> **Recorded data**
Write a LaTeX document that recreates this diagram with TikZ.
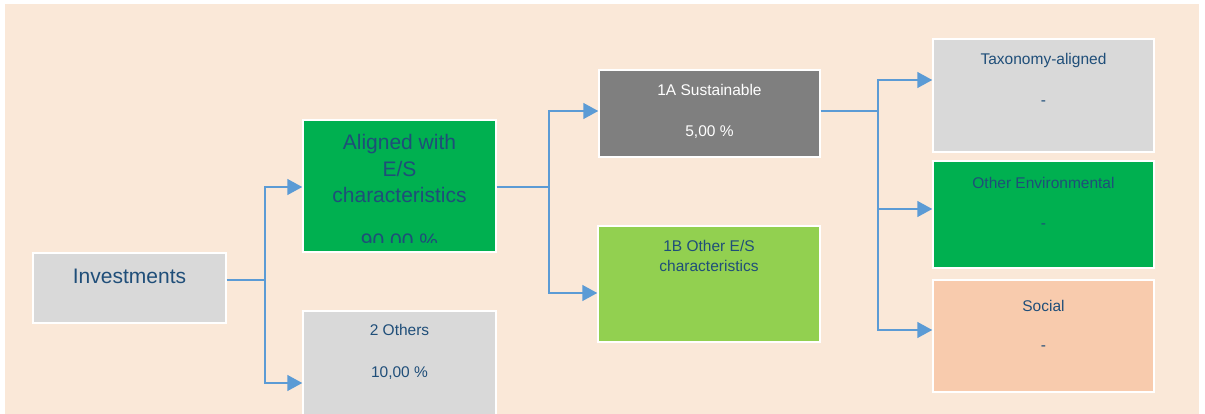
\documentclass[tikz,border=0pt]{standalone}
\usepackage{fontspec}
\setmainfont{Liberation Sans}
\usetikzlibrary{arrows.meta,positioning,calc}

\definecolor{bgbeige}{HTML}{FAE8D8}
\definecolor{boxgrey}{HTML}{D9D9D9}
\definecolor{darkgrey}{HTML}{7F7F7F}
\definecolor{esgreen}{HTML}{00B050}
\definecolor{lightgreen}{HTML}{92D050}
\definecolor{peach}{HTML}{F8CBAD}
\definecolor{linkblue}{HTML}{5B9BD5}
\definecolor{textblue}{HTML}{1F4E79}

\begin{document}
\begin{tikzpicture}[
    x=1pt, y=-1pt,
    box/.style={draw=white, line width=1.5pt, inner sep=0pt},
    txt/.style={anchor=base, align=center, text=textblue, inner sep=0pt, font=\fontsize{15.5}{19.5}\selectfont},
    bigtxt/.style={txt, font=\fontsize{21}{26.5}\selectfont},
    conn/.style={draw=linkblue, line width=1.5pt},
    arr/.style={conn, -{Triangle[length=15pt, width=16pt]}}
]
% page and beige panel
\fill[white] (0,0) rectangle (1205,414);
\useasboundingbox (0,0) rectangle (1205,414);
\fill[bgbeige] (5,4) rectangle (1199,414);

% boxes
\node[box, fill=boxgrey, minimum width=193pt, minimum height=70pt] (inv) at (129.5,288) {};
\node[box, fill=esgreen, minimum width=193pt, minimum height=132pt] (al) at (399.5,186) {};
\node[box, fill=boxgrey, minimum width=193pt, minimum height=109pt] (oth) at (399.5,365.5) {};
\node[box, fill=darkgrey, minimum width=221pt, minimum height=87pt] (sus) at (709.5,113.5) {};
\node[box, fill=lightgreen, minimum width=222pt, minimum height=116pt] (ores) at (709,284) {};
\node[box, fill=boxgrey, minimum width=221pt, minimum height=113pt] (taxo) at (1043.5,95.5) {};
\node[box, fill=esgreen, minimum width=221pt, minimum height=107pt] (env) at (1043.5,214.5) {};
\node[box, fill=peach, minimum width=221pt, minimum height=112pt] (soc) at (1043.5,336) {};

% texts (base of a multi-line node is its last line)
\node[bigtxt] (invt) at ([yshift=-31pt]inv.north) {Investments};
\node[bigtxt] (alt) at ([yshift=-83.5pt]al.north) {Aligned with\\E/S\\characteristics};
\begin{scope}
  \clip (al.north west) rectangle ([yshift=10pt]al.south east);
  \node[bigtxt] (alp) at ([yshift=-129pt]al.north) {90,00 \%};
\end{scope}
\node[txt] (otht) at ([yshift=-25pt]oth.north) {2 Others};
\node[txt] (othp) at ([yshift=-67pt]oth.north) {10,00 \%};
\node[txt, text=white] (sust) at ([yshift=-26pt]sus.north) {1A Sustainable};
\node[txt, text=white] (susp) at ([yshift=-67pt]sus.north) {5,00 \%};
\node[txt] (orest) at ([yshift=-46pt]ores.north) {1B Other E/S\\characteristics};
\node[txt] (taxot) at ([yshift=-26pt]taxo.north) {Taxonomy-aligned};
\node[txt] (taxop) at ([yshift=-67pt]taxo.north) {-};
\node[txt] (envt) at ([yshift=-28pt]env.north) {Other Environmental};
\node[txt] (envp) at ([yshift=-68pt]env.north) {-};
\node[txt] (soct) at ([yshift=-32pt]soc.north) {Social};
\node[txt] (socp) at ([yshift=-71pt]soc.north) {-};

% connectors
\draw[arr] ([yshift=8pt]inv.east) -- ++(38,0) |- ([yshift=-1pt]al.west);
\draw[arr] ([yshift=8pt]inv.east) -- ++(38,0) |- ([yshift=-17.5pt]oth.west);
\draw[arr] ([yshift=-1pt]al.east) -- ++(52,0) |- ([yshift=2.5pt]sus.west);
\draw[arr] ([yshift=-1pt]al.east) -- ++(52,0) |- ([yshift=-9pt]ores.west);
\draw[arr] ([yshift=2.5pt]sus.east) -- ++(57,0) |- ([yshift=15.5pt]taxo.west);
\draw[arr] ([yshift=2.5pt]sus.east) -- ++(57,0) |- ([yshift=5.5pt]env.west);
\draw[arr] ([yshift=2.5pt]sus.east) -- ++(57,0) |- ([yshift=6pt]soc.west);
\end{tikzpicture}
\end{document}
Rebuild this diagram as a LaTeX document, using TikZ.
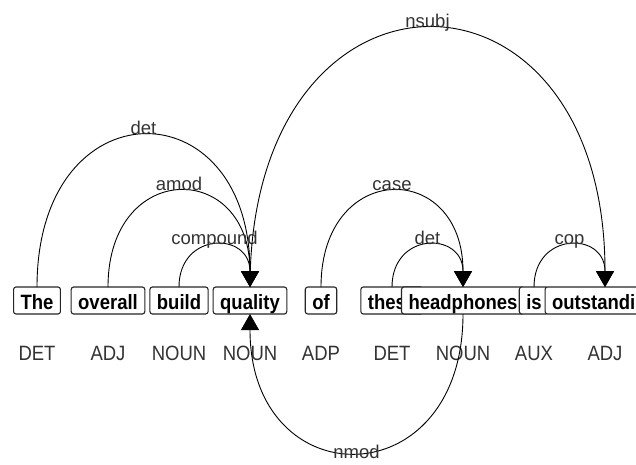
\documentclass[tikz,border=0pt]{standalone}
\usepackage{fontspec}
\setmainfont{Liberation Sans}
\usetikzlibrary{arrows.meta}

\newcommand{\tall}[1]{\scalebox{1}[1.12]{#1}}

\begin{document}
\begin{tikzpicture}[x=1pt, y=1pt]
\tikzset{word/.style =
        {
            rectangle,
            rounded corners=2.5pt,
            draw=black!85,
            line width=1.1pt,
            fill=white,
            font=\fontsize{18.5}{20}\selectfont\bfseries,
            inner xsep=7pt,
            inner ysep=1pt,
            text height=21pt,
            text depth=4pt,
            outer sep=0pt,
            anchor=base
        }
}

\tikzset{tag/.style =
        {
            font=\fontsize{18.5}{20}\selectfont,
            text=black!80,
            inner sep=0pt,
            anchor=base
        }
}

\tikzset{dep/.style =
        {
            line width=0.9pt,
            black,
            -{Triangle[width=18pt, length=16pt]}
        }
}

\tikzset{arclabel/.style =
        {
            font=\fontsize{18.5}{20}\selectfont,
            text=black!80,
            inner sep=0pt,
            anchor=base,
            yshift=1pt
        }
}

		\useasboundingbox (0,0) rectangle (636,-464);
		\clip (0,0) rectangle (636,-464);

		\foreach \i / \w / \t in
			{0/The/DET,
				1/overall/ADJ,
				2/build/NOUN,
				3/quality/NOUN,
				4/of/ADP,
				5/these/DET,
				6/headphones/NOUN,
				7/is/AUX,
				8/outstanding/ADJ}
		{
			\node[word] at (37+71*\i, -309) (w\i) {\tall{\w}};
			\node[tag] at (37+71*\i, -360) (t\i) {\tall{\t}};
		}

		\foreach \from / \to / \lab / \loose in
			{w0/w3/det/2.43,
				w1/w3/amod/2.30,
				w2/w3/compound/2.01,
				w3/w8/nsubj/2.49,
				w4/w6/case/2.30,
				w5/w6/det/2.01,
				w7/w8/cop/2.01}
			{
				\draw [dep] (\from.north) to[out=90, in=90, looseness=\loose] node[arclabel, pos=0.5] {\lab} (\to.north);
			}

		\draw [dep] (w6.south) to[out=-90, in=-90, looseness=2.22] node[arclabel, pos=0.5, anchor=mid, yshift=-5pt] {nmod} (w3.south);

	\end{tikzpicture}
\end{document}
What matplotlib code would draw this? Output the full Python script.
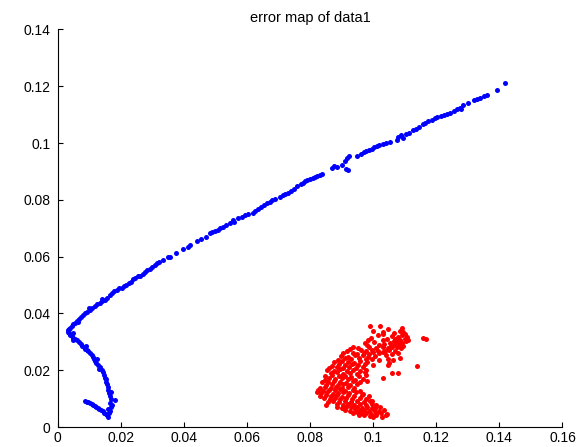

> **The request**
Repeat each record exactly as shown above, dropping all images.

> **Full response**
Write a LaTeX document that recreates this diagram with TikZ.
\documentclass[tikz,border=0pt]{standalone}
\usepackage{fontspec}
\setmainfont{Liberation Sans}
\usetikzlibrary{arrows.meta,positioning,calc}

\definecolor{bgbeige}{HTML}{FAE8D8}
\definecolor{boxgrey}{HTML}{D9D9D9}
\definecolor{darkgrey}{HTML}{7F7F7F}
\definecolor{esgreen}{HTML}{00B050}
\definecolor{lightgreen}{HTML}{92D050}
\definecolor{peach}{HTML}{F8CBAD}
\definecolor{linkblue}{HTML}{5B9BD5}
\definecolor{textblue}{HTML}{1F4E79}

\begin{document}
\begin{tikzpicture}[
    x=1pt, y=-1pt,
    box/.style={draw=white, line width=1.5pt, inner sep=0pt},
    txt/.style={anchor=base, align=center, text=textblue, inner sep=0pt, font=\fontsize{15.5}{19.5}\selectfont},
    bigtxt/.style={txt, font=\fontsize{21}{26.5}\selectfont},
    conn/.style={draw=linkblue, line width=1.5pt},
    arr/.style={conn, -{Triangle[length=15pt, width=16pt]}}
]
% page and beige panel
\fill[white] (0,0) rectangle (1205,414);
\useasboundingbox (0,0) rectangle (1205,414);
\fill[bgbeige] (5,4) rectangle (1199,414);

% boxes
\node[box, fill=boxgrey, minimum width=193pt, minimum height=70pt] (inv) at (129.5,288) {};
\node[box, fill=esgreen, minimum width=193pt, minimum height=132pt] (al) at (399.5,186) {};
\node[box, fill=boxgrey, minimum width=193pt, minimum height=109pt] (oth) at (399.5,365.5) {};
\node[box, fill=darkgrey, minimum width=221pt, minimum height=87pt] (sus) at (709.5,113.5) {};
\node[box, fill=lightgreen, minimum width=222pt, minimum height=116pt] (ores) at (709,284) {};
\node[box, fill=boxgrey, minimum width=221pt, minimum height=113pt] (taxo) at (1043.5,95.5) {};
\node[box, fill=esgreen, minimum width=221pt, minimum height=107pt] (env) at (1043.5,214.5) {};
\node[box, fill=peach, minimum width=221pt, minimum height=112pt] (soc) at (1043.5,336) {};

% texts (base of a multi-line node is its last line)
\node[bigtxt] (invt) at ([yshift=-31pt]inv.north) {Investments};
\node[bigtxt] (alt) at ([yshift=-83.5pt]al.north) {Aligned with\\E/S\\characteristics};
\begin{scope}
  \clip (al.north west) rectangle ([yshift=10pt]al.south east);
  \node[bigtxt] (alp) at ([yshift=-129pt]al.north) {90,00 \%};
\end{scope}
\node[txt] (otht) at ([yshift=-25pt]oth.north) {2 Others};
\node[txt] (othp) at ([yshift=-67pt]oth.north) {10,00 \%};
\node[txt, text=white] (sust) at ([yshift=-26pt]sus.north) {1A Sustainable};
\node[txt, text=white] (susp) at ([yshift=-67pt]sus.north) {5,00 \%};
\node[txt] (orest) at ([yshift=-46pt]ores.north) {1B Other E/S\\characteristics};
\node[txt] (taxot) at ([yshift=-26pt]taxo.north) {Taxonomy-aligned};
\node[txt] (taxop) at ([yshift=-67pt]taxo.north) {-};
\node[txt] (envt) at ([yshift=-28pt]env.north) {Other Environmental};
\node[txt] (envp) at ([yshift=-68pt]env.north) {-};
\node[txt] (soct) at ([yshift=-32pt]soc.north) {Social};
\node[txt] (socp) at ([yshift=-71pt]soc.north) {-};

% connectors
\draw[arr] ([yshift=8pt]inv.east) -- ++(38,0) |- ([yshift=-1pt]al.west);
\draw[arr] ([yshift=8pt]inv.east) -- ++(38,0) |- ([yshift=-17.5pt]oth.west);
\draw[arr] ([yshift=-1pt]al.east) -- ++(52,0) |- ([yshift=2.5pt]sus.west);
\draw[arr] ([yshift=-1pt]al.east) -- ++(52,0) |- ([yshift=-9pt]ores.west);
\draw[arr] ([yshift=2.5pt]sus.east) -- ++(57,0) |- ([yshift=15.5pt]taxo.west);
\draw[arr] ([yshift=2.5pt]sus.east) -- ++(57,0) |- ([yshift=5.5pt]env.west);
\draw[arr] ([yshift=2.5pt]sus.east) -- ++(57,0) |- ([yshift=6pt]soc.west);
\end{tikzpicture}
\end{document}
Rebuild this diagram as a LaTeX document, using TikZ.
\documentclass[tikz,border=0pt]{standalone}
\usepackage{fontspec}
\setmainfont{Liberation Sans}
\usetikzlibrary{arrows.meta}

\newcommand{\tall}[1]{\scalebox{1}[1.12]{#1}}

\begin{document}
\begin{tikzpicture}[x=1pt, y=1pt]
\tikzset{word/.style =
        {
            rectangle,
            rounded corners=2.5pt,
            draw=black!85,
            line width=1.1pt,
            fill=white,
            font=\fontsize{18.5}{20}\selectfont\bfseries,
            inner xsep=7pt,
            inner ysep=1pt,
            text height=21pt,
            text depth=4pt,
            outer sep=0pt,
            anchor=base
        }
}

\tikzset{tag/.style =
        {
            font=\fontsize{18.5}{20}\selectfont,
            text=black!80,
            inner sep=0pt,
            anchor=base
        }
}

\tikzset{dep/.style =
        {
            line width=0.9pt,
            black,
            -{Triangle[width=18pt, length=16pt]}
        }
}

\tikzset{arclabel/.style =
        {
            font=\fontsize{18.5}{20}\selectfont,
            text=black!80,
            inner sep=0pt,
            anchor=base,
            yshift=1pt
        }
}

		\useasboundingbox (0,0) rectangle (636,-464);
		\clip (0,0) rectangle (636,-464);

		\foreach \i / \w / \t in
			{0/The/DET,
				1/overall/ADJ,
				2/build/NOUN,
				3/quality/NOUN,
				4/of/ADP,
				5/these/DET,
				6/headphones/NOUN,
				7/is/AUX,
				8/outstanding/ADJ}
		{
			\node[word] at (37+71*\i, -309) (w\i) {\tall{\w}};
			\node[tag] at (37+71*\i, -360) (t\i) {\tall{\t}};
		}

		\foreach \from / \to / \lab / \loose in
			{w0/w3/det/2.43,
				w1/w3/amod/2.30,
				w2/w3/compound/2.01,
				w3/w8/nsubj/2.49,
				w4/w6/case/2.30,
				w5/w6/det/2.01,
				w7/w8/cop/2.01}
			{
				\draw [dep] (\from.north) to[out=90, in=90, looseness=\loose] node[arclabel, pos=0.5] {\lab} (\to.north);
			}

		\draw [dep] (w6.south) to[out=-90, in=-90, looseness=2.22] node[arclabel, pos=0.5, anchor=mid, yshift=-5pt] {nmod} (w3.south);

	\end{tikzpicture}
\end{document}
What matplotlib code would draw this? Output the full Python script.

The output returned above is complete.